On October 14, 1912—105 years ago today—Theodore Roosevelt was on the campaign trail in Milwaukee, running for another term. It was a tough race: Democratic candidate Woodrow Wilson proved to be a formidable opponent, and William Howard Taft, while unpopular, was the Republican incumbent. Roosevelt was running as a third-party Progressive, and in order to keep pace with his big-ticket rivals he had to work hard. By this point in the election season, he was giving 15 to 20 speeches per day, most of which stretched on for an hour or sometimes more. But this day, TR didn't feel too well. His throat was scratchy, he was tired, and so he planned a relatively quick stop.

What Roosevelt and his security team didn't know was that a man with a .38 caliber revolver had been trailing the campaign since they departed New Orleans. For a thousand miles, he rode quietly, just waiting to get his shot at the Colonel.

John Schrank was a Bavarian-born saloon-keeper from New York. He'd had some strange and troubling dreams in recent months, mostly about President McKinley, whose assassination resulted in Roosevelt's first term. In his dreams, Schrank said that President McKinley asked him to avenge his death and protect democracy from a three-term president. All Schrank had to do was kill Roosevelt before he could be reelected.

"BUT FORTUNATELY I HAD MY MANUSCRIPT"

Roosevelt stood in the seat of his automobile to wave at the crowds and Schrank, who was standing in the front row of the crowd, had his shot. He took aim: point-blank, right at Roosevelt’s head. Then three things happened at the same time. A bystander hit Schrank’s arm; Roosevelt’s security detail spotted the gun and leapt from the car; Schrank pulled the trigger. The shot landed squarely in Roosevelt’s chest just as Schrank was tackled and put in a headlock by the bodyguard. Roosevelt is said not to have noticed he was hit until he reached into his overcoat and felt the blood on his fingers.
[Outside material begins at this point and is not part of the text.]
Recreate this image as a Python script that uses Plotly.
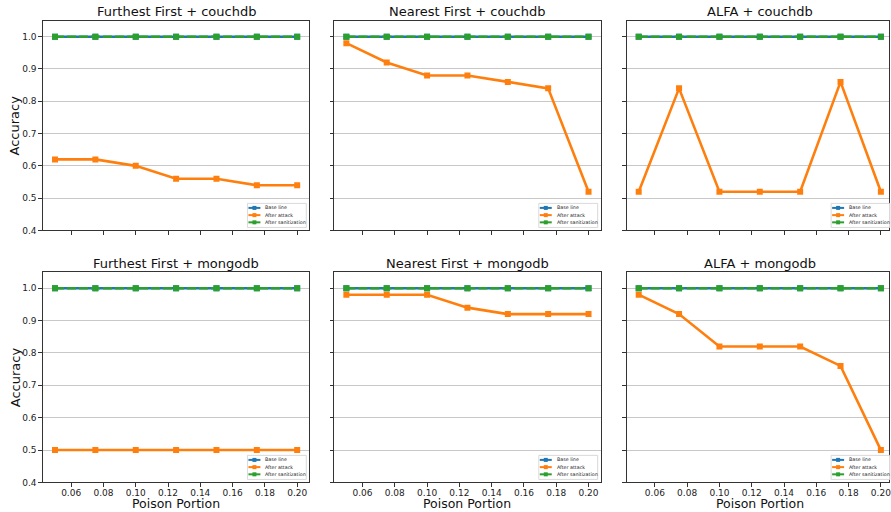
import plotly.graph_objects as go
from plotly.subplots import make_subplots

W, H = 891, 512
H_LAYOUT = 518  # the capture squeezes the page height slightly

portions = [0.05, 0.075, 0.10, 0.125, 0.15, 0.175, 0.20]
titles = ["Furthest First + couchdb", "Nearest First + couchdb", "ALFA + couchdb",
          "Furthest First + mongodb", "Nearest First + mongodb", "ALFA + mongodb"]
base_line = [1.0, 1.0, 1.0, 1.0, 1.0, 1.0, 1.0]
after_sanitization = [1.0, 1.0, 1.0, 1.0, 1.0, 1.0, 1.0]
attack_ff_couch = [0.62, 0.62, 0.60, 0.56, 0.56, 0.54, 0.54]
attack_nf_couch = [0.98, 0.92, 0.88, 0.88, 0.86, 0.84, 0.52]
attack_alfa_couch = [0.52, 0.84, 0.52, 0.52, 0.52, 0.86, 0.52]
attack_ff_mongo = [0.50, 0.50, 0.50, 0.50, 0.50, 0.50, 0.50]
attack_nf_mongo = [0.98, 0.98, 0.98, 0.94, 0.92, 0.92, 0.92]
attack_alfa_mongo = [0.98, 0.92, 0.82, 0.82, 0.82, 0.76, 0.50]
attacks = [attack_ff_couch, attack_nf_couch, attack_alfa_couch,
           attack_ff_mongo, attack_nf_mongo, attack_alfa_mongo]
series_names = ["Base line", "After attack", "After sanitization"]
y_ticks = [0.4, 0.5, 0.6, 0.7, 0.8, 0.9, 1.0]
x_ticks = [0.06, 0.08, 0.10, 0.12, 0.14, 0.16, 0.18, 0.20]

BLUE, ORANGE, GREEN = "#1f77b4", "#ff7f0e", "#2ca02c"
FONT = "DejaVu Sans"
AX = "#333333"

# pixel geometry of axes boxes (reference image pixels)
col_px = [(43, 310), (335, 602), (628, 891)]
row_px = [(20.5, 230), (271.5, 481.5)]
xscale = 267 / 0.165

fig = make_subplots(rows=2, cols=3)

for i in range(6):
    r, c = divmod(i, 3)
    fig.add_trace(go.Scatter(x=portions, y=base_line, mode="lines+markers", name=series_names[0],
                             line=dict(color=BLUE, width=2.6), marker=dict(symbol="square", size=6, color=BLUE),
                             showlegend=False), row=r + 1, col=c + 1)
    fig.add_trace(go.Scatter(x=portions, y=attacks[i], mode="lines+markers", name=series_names[1],
                             line=dict(color=ORANGE, width=2.6), marker=dict(symbol="square", size=6, color=ORANGE),
                             showlegend=False), row=r + 1, col=c + 1)
    fig.add_trace(go.Scatter(x=portions, y=after_sanitization, mode="lines+markers", name=series_names[2],
                             line=dict(color=GREEN, width=2.6, dash="9px,3px"),
                             marker=dict(symbol="square", size=6, color=GREEN),
                             showlegend=False), row=r + 1, col=c + 1)

annotations = []
shapes = []

def px(x):
    return x / W

def py(y):
    return 1 - y / H

for i in range(6):
    r, c = divmod(i, 3)
    L, R = col_px[c]
    T, B = row_px[r]
    n = "" if i == 0 else str(i + 1)
    xr = [0.0425, 0.0425 + (R - L) / xscale]
    fig.layout["xaxis" + n].update(
        domain=[px(L), px(R)], range=xr, tickvals=x_ticks, tickformat=".2f",
        showticklabels=(r == 1), ticks="outside", ticklen=3.5, tickwidth=1, tickcolor=AX,
        showline=True, mirror=True, linecolor=AX, linewidth=1, showgrid=False, zeroline=False,
        ticklabeloverflow="allow",
        tickfont=dict(family=FONT, size=9, color="#222"))
    try:
        fig.layout["xaxis" + n].ticklabelstandoff = -2
    except Exception:
        pass
    fig.layout["yaxis" + n].update(
        domain=[py(B), py(T)], range=[0.4, 1.05], tickvals=y_ticks, tickformat=".1f",
        showticklabels=(c == 0), ticks="outside", ticklen=3.5, tickwidth=1, tickcolor=AX,
        showline=True, mirror=True, linecolor=AX, linewidth=1, showgrid=True,
        gridcolor="#c8c8c8", gridwidth=1, zeroline=False,
        tickfont=dict(family=FONT, size=9, color="#222"))
    # subplot title
    cx = (L + (L + 267)) / 2 if c == 2 else (L + R) / 2
    annotations.append(dict(text=titles[i], x=px(cx), y=py(T - 9), xref="paper", yref="paper",
                            xanchor="center", yanchor="middle", showarrow=False,
                            font=dict(family=FONT, size=13, color="#111")))
    # legend box
    shapes.append(dict(type="rect", xref="paper", yref="paper", x0=px(L + 205), x1=px(L + 264),
                       y0=py(B - 3), y1=py(B - 27), fillcolor="rgba(255,255,255,0.85)",
                       line=dict(color="#d0d0d0", width=0.8), layer="above"))
    for k, (nm, col) in enumerate(zip(series_names, [BLUE, ORANGE, GREEN])):
        yy = B - 22.5 + 7.2 * k
        shapes.append(dict(type="line", xref="paper", yref="paper", x0=px(L + 206), x1=px(L + 218),
                           y0=py(yy), y1=py(yy), line=dict(color=col, width=2), layer="above"))
        shapes.append(dict(type="rect", xref="paper", yref="paper", x0=px(L + 210), x1=px(L + 214),
                           y0=py(yy - 2), y1=py(yy + 2), fillcolor=col, line=dict(width=0), layer="above"))
        annotations.append(dict(text=nm, x=px(L + 221), y=py(yy), xref="paper", yref="paper",
                                xanchor="left", yanchor="middle", showarrow=False,
                                font=dict(family=FONT, size=4.8, color="#222")))

# axis titles
for r in range(2):
    T, B = row_px[r]
    annotations.append(dict(text="Accuracy", x=px(15), y=py((T + B) / 2), xref="paper", yref="paper",
                            textangle=-90, xanchor="center", yanchor="middle", showarrow=False,
                            font=dict(family=FONT, size=13, color="#111")))
for c in range(3):
    L, R = col_px[c]
    cx = (L + L + 267) / 2
    annotations.append(dict(text="Poison Portion", x=px(cx), y=py(502.5), xref="paper", yref="paper",
                            xanchor="center", yanchor="middle", showarrow=False,
                            font=dict(family=FONT, size=12.5, color="#111")))

fig.update_layout(width=W, height=H_LAYOUT, margin=dict(l=0, r=0, t=0, b=0),
                  paper_bgcolor="white", plot_bgcolor="white",
                  annotations=annotations, shapes=shapes, showlegend=False,
                  font=dict(family=FONT))

fig.write_html("out.html", config={"displayModeBar": False},
               post_script="document.body.style.margin='0';document.body.style.padding='0';"
                           "document.body.style.overflow='hidden';")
But it turns out that Teddy’s long-winded speeches saved his life that day: The bullet traveled through a 50-page copy of his prepared speech and the steel eyeglasses case he carried in the same pocket. The bullet was slowed enough not to reach his lung or heart, which Teddy deduced from the absence of blood when he spoke or coughed. He refused to go to a hospital and insisted on giving his speech.

“Friends, I shall ask you to be as quiet as possible. I don't know whether you fully understand that I have just been shot; but it takes more than that to kill a Bull Moose,” he began. He spoke for at least 55 more minutes (though some estimates say 90), still wearing his blood-soaked shirt. (You can read a stenographer’s report of his speech here.)

The pages of the speech that saved Roosevelt's life were later bound into a book.
The pages of the speech that saved Roosevelt's life were later bound into a book, which—along with the eyeglasses case and the shirt TR was wearing—can be seen at the Theodore Roosevelt Birthplace National Historic Site in New York City.
Erin McCarthy

Roosevelt would spend the next eight days in the hospital. The bullet had lodged in his chest wall and removing it was deemed too unsafe. The wound healed and he never reported trouble from the injury again. Despite having lived through his assassination attempt, the presidency would not be Teddy’s again: Woodrow Wilson’s 41 percent of the vote meant the office would be his, though Roosevelt did beat out incumbent Taft, marking the only time a sitting president has come in third place in a reelection bid.

Schrank, in the meantime, was apprehended immediately. He lived the rest of his life in an insane asylum, and died of pneumonia in 1943.